In terms of how this might be manipulated in-game, I could assign a species to caste system, then assign pops of a faction I wish to suppress to slavery. If all of my species are caste/residence/etc, then it's no different than how caste system works today. But if any of those species has full citizenship, then the caste species is, on a per-pop basis, less powerful than full citizens.

Taking the example further, if my primary species runs caste system and I run a xeno species on full citizenship, the xenos (per pop) would have more voting power than my primary species.

Is this correct?
Caste system available only to authoritarians, and this locks democracy for you, no?
 
Rather than being a confusing mess of candidates from the entire leader pool, elections in 1.8 will be centered around factions and faction leaders.

Aren't faction leaders drawn from our leader pool anyway?

Also, can we name our vassal empires?
 
On our core systems we can only choose one governor or can we have say 3 systems under one gov and say 5 other system under a different governor so we can have different bonus to different worlds so my core science worlds would be under a governor who gives then bonus and my military production worlds would be under the governor who gives then that bonus?
 
This also happens in Real Life™ :p Many scientists either get fed up with politics sans scientists or decide they could do more for their field there. They don't often campaign or make a big deal out of being scientists except in rare cases, being a scientist isn't exactly a big draw card for voters (at least in whatever government system Earth is using). It's definitely a justified game mechanic.

The effectiveness of doing so would probably depend heavily on the cultural and government structure. In our own politics, over-specialized people from any profession tend to make inherently bad leaders, because they have a natural tendency to focus on their specialty and ignore the consequences in other areas. Putting a doctor in charge of public safety could easily lead to the banning of cars, swimming pools, and cattle ranching, as that would indeed majorly decrease accidental deaths, but the political cost would be too great for most of us who aren't doctors to accept since we value other things besides maximizing lifespan. Similarly, a demographic statistician in charge of law enforcement or immigration may indeed improve some things in that area, but the political fallout would be unacceptable to most people.
 
The possible max leader level cap increase and governor changes sounds great!
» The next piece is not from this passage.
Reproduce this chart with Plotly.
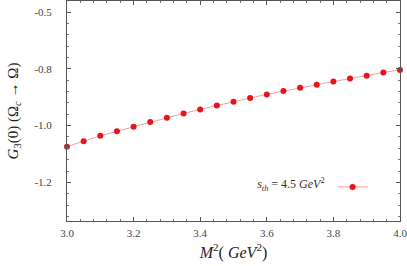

Though like madprofmike says, I hope we can still assign governor to individual Core worlds of our choosing. Like a general architect person in general for building/upgrading and a science governor for a specific planet.
 
The possible max leader level cap increase and governor changes sounds great! Though like madprofmike says, I hope we can still assign governor to individual Core worlds of our choosing. Like a general architect person in general for building/upgrading and a science governor for a specific planet.
Or a group of rookie governors who are to be trained up before getting their real assignment (larger sector).